As for the story, it's nothing new. The story is one that has been told to death, but it is all about how a story is told that can make or break a movie. This love story was told with a passion thanks to the high-spirited screenplay from Bronte Woodard and the energizing direction from Randall Kleiser. This musical starts off at a California beach in 1959. Complete opposite personalities have fallen in love. Greaser Danny Zuko (John Travolta) and an Australian chick Sandy Olsson (Olivia-Newton John). After a summer romance expecting not to see each other again, both of them attend Rydell High unbeknownst to each other. They do their own things at first. Danny is a leader of a gang of greasers called the T-Birds and Sandy joins the Pink Ladies, led by the charming Rizzo (Stockard Channing). When they run in to each other for the first time, Sandy realizes Danny is a different man from the one she met at the beach. But will that stop her from getting back with Danny? Well, just watch the movie! Despite my concerns on the ages of the cast, I cannot deny how effective the performances are. In particular, John Travolta and Olivia Newton-John. Travolta eventually became a major movie star, thanks to this movie. He knows how to sing and dance very well for an actor. It seems like he models his character off Elvis Presley.
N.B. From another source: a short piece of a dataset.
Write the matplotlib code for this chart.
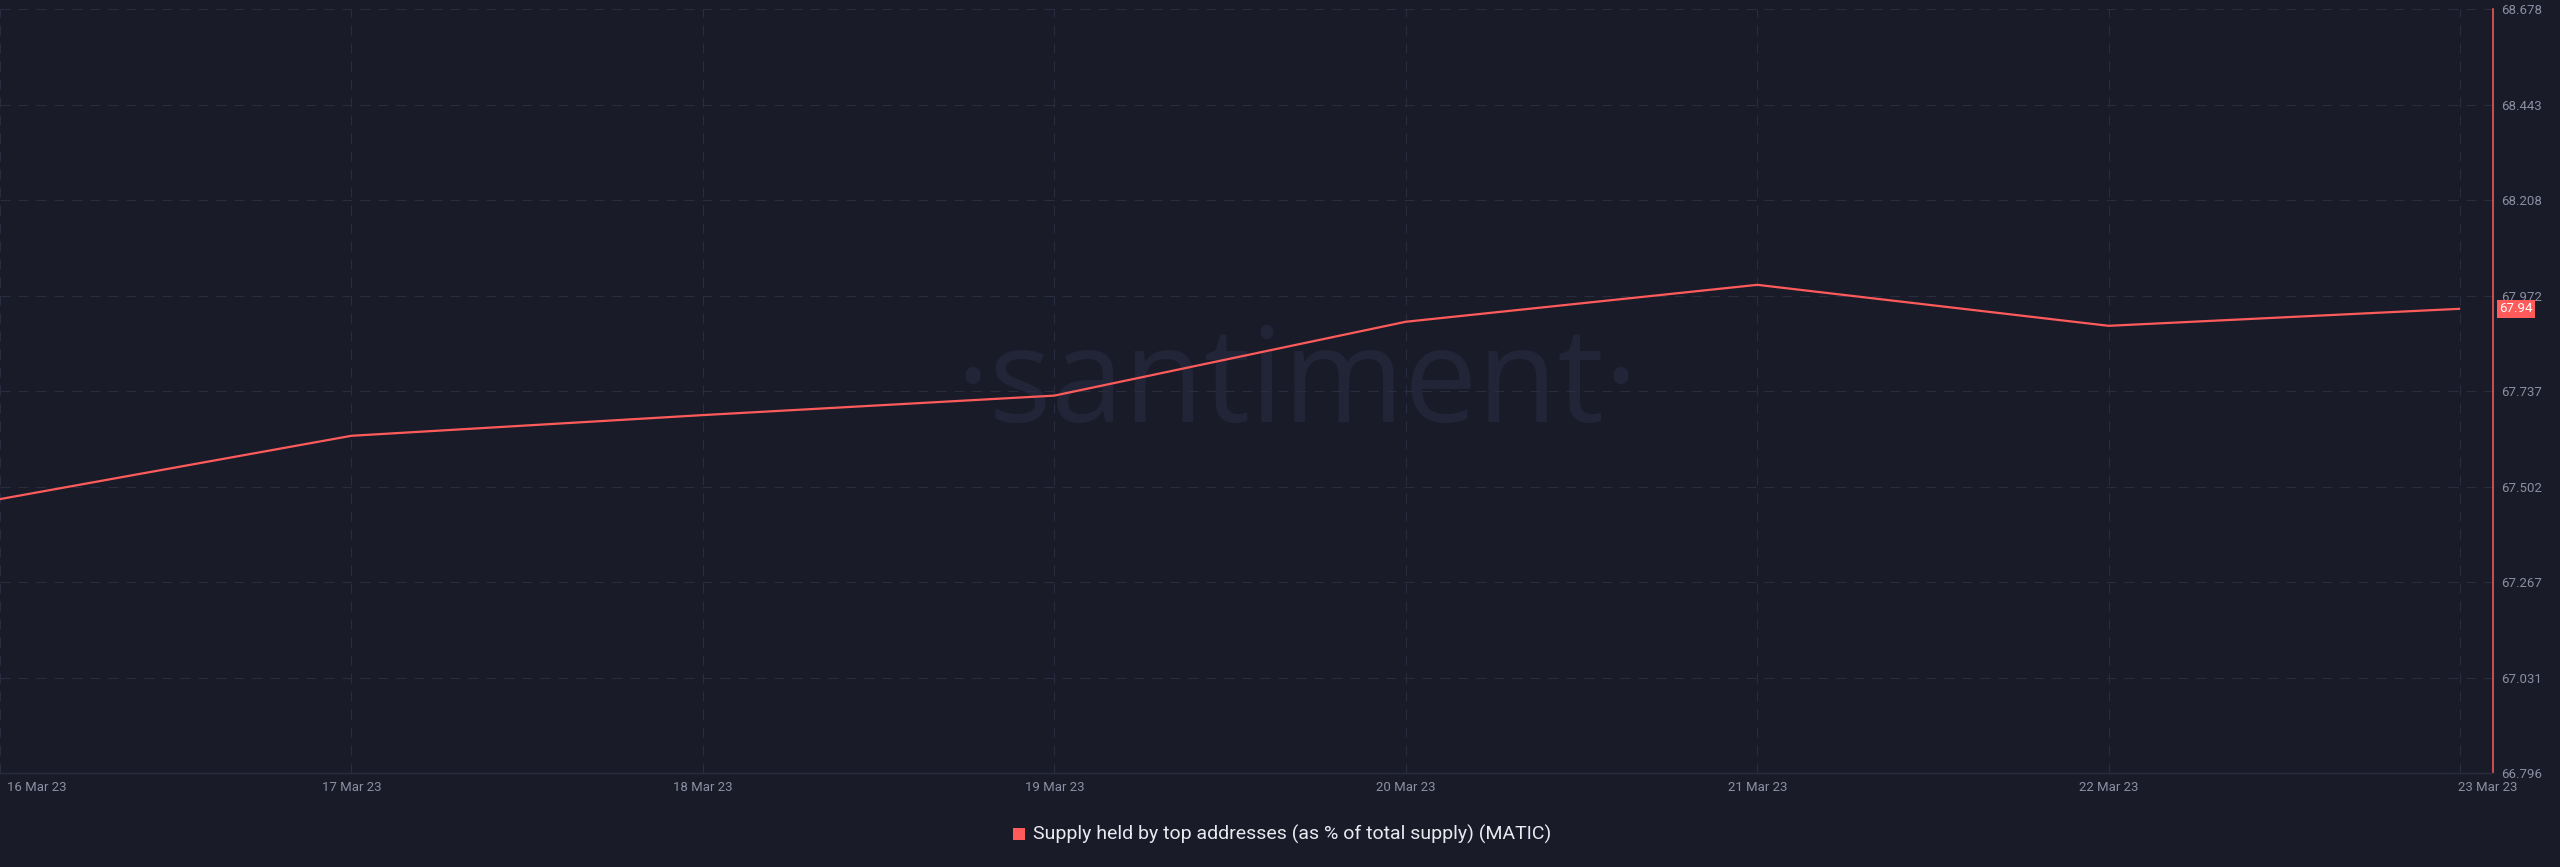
import matplotlib
matplotlib.use("Agg")
import matplotlib.pyplot as plt
import matplotlib.transforms as mtrans
import pandas as pd

# ---- data ----
dates = ["2023-03-16", "2023-03-17", "2023-03-18", "2023-03-19",
         "2023-03-20", "2023-03-21", "2023-03-22", "2023-03-23"]
supply_pct = [67.471, 67.627, 67.678, 67.726, 67.908, 67.999, 67.898, 67.940]
x_tick_labels = ["16 Mar 23", "17 Mar 23", "18 Mar 23", "19 Mar 23",
                 "20 Mar 23", "21 Mar 23", "22 Mar 23", "23 Mar 23"]
y_ticks = [66.796, 67.031, 67.267, 67.502, 67.737, 67.972, 68.208, 68.443, 68.678]
y_tick_labels = ["66.796", "67.031", "67.267", "67.502", "67.737",
                 "67.972", "68.208", "68.443", "68.678"]
last_value_label = "67.94"
series_name = "Supply held by top addresses (as % of total supply) (MATIC)"

# ---- style ----
BG = "#1a1b29"
GRID = "#2a2d3f"
RED = "#ff5b5b"
TICK = "#8b8fa3"
LEGEND_TXT = "#e9eaf0"
WATER = "#222538"

W, H = 2560, 867
DPI = 100
fig = plt.figure(figsize=(W / DPI, H / DPI), dpi=DPI, facecolor=BG)
plt.rcParams['font.family'] = ['Roboto', 'DejaVu Sans']

left_px, right_px, top_px, bot_px = 0, 2493, 9.3, 773
ax = fig.add_axes([left_px / W, 1 - bot_px / H,
                   (right_px - left_px) / W, (bot_px - top_px) / H])
ax.set_facecolor(BG)

x = pd.to_datetime(dates)
x0 = x[0]
ax.set_xlim(x0, x0 + pd.Timedelta(days=7.0934))
ax.set_ylim(y_ticks[0], y_ticks[-1])

# watermark
ax.text(1297 / (right_px - left_px), (bot_px - 422) / (bot_px - top_px), "·santiment·",
        transform=ax.transAxes, ha="center", va="baseline", fontsize=94,
        color=WATER, family=["Open Sans", "DejaVu Sans"], zorder=0)

# grid
for d in x:
    ax.axvline(d, color=GRID, lw=0.72, ls=(0, (10, 8)), zorder=1)
for yv in y_ticks[1:]:
    ax.axhline(yv, color=GRID, lw=0.72, ls=(0, (10, 8)), zorder=1, clip_on=False)

# line
ax.plot(x, supply_pct, color=RED, lw=1.6, zorder=3, solid_capstyle="butt")

# spines
for s in ["top", "left"]:
    ax.spines[s].set_visible(False)
ax.spines["right"].set_color(RED)
ax.spines["right"].set_linewidth(1.1)
ax.spines["bottom"].set_color(GRID)
ax.spines["bottom"].set_linewidth(1.0)

# y ticks on right
ax.yaxis.tick_right()
ax.set_yticks(y_ticks)
ax.set_yticklabels(y_tick_labels)
ax.tick_params(axis="y", length=0, pad=6, labelsize=9.5, labelcolor=TICK)

# x ticks
ax.set_xticks(x)
ax.set_xticklabels(x_tick_labels)
ax.tick_params(axis="x", length=0, pad=6, labelsize=9.5, labelcolor=TICK)
xl = ax.get_xticklabels()
xl[0].set_ha("left")
xl[0].set_transform(xl[0].get_transform() + mtrans.ScaledTranslation(7 / DPI, 0, fig.dpi_scale_trans))
xl[-1].set_ha("left")
xl[-1].set_transform(xl[-1].get_transform() + mtrans.ScaledTranslation(-2 / DPI, 0, fig.dpi_scale_trans))

# last value label
ax.annotate(last_value_label, xy=(1, supply_pct[-1]),
            xycoords=("axes fraction", "data"),
            xytext=(6, 0), textcoords="offset pixels",
            ha="left", va="center", fontsize=9.5, color="white",
            bbox=dict(boxstyle="square,pad=0.18", fc=RED, ec="none"),
            annotation_clip=False, zorder=5)

# legend (custom)
fig.patches.append(plt.Rectangle((1013 / W, 1 - 840 / H), 12 / W, 12 / H,
                                 transform=fig.transFigure, fc=RED, ec="none"))
fig.text(1033 / W, 1 - 834 / H, series_name, ha="left", va="center",
         fontsize=14, color=LEGEND_TXT)

fig.savefig("out.png", dpi=DPI, facecolor=BG)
With the hairstyle and the black leather jacket, he seems to be Elvis-lite. He exerts fantastic chemistry with Olivia-Newton John. She also sang very well and her performance as the new girl in town is excellent. I liked the supporting cast very much. Stockard Channing did a solid job as the sex-happy leader of the Pink Ladies. Jeff Conaway as Danny's right-hand man, Kenickie. There are some veteran cast members who did a fine job particularly Eve Arden as Principal McGee and Sid Caesar as Coach Calhoun.
I was most impressed with Grease. I remember seeing it as a little kid and enjoying the music. But as a young adult, it resonates with me because it reminds me of my high school days. The music is great and most of these songs will stick in your brain for a lifetime. Such numbers to keep an eye out for are "Hopelessly Devoted To You," and "You're The One That I Want." The former song actually went on to be nominated for an Oscar. This film is all about song and dance. Two of my favorite sequences include the ballroom dance scene which was being filmed for national television and it features some slick dance moves. My other favorite scene is the ending dance sequence at the school's carnival. Very fun! On the whole, this film is upbeat, sweet, and a film to remember.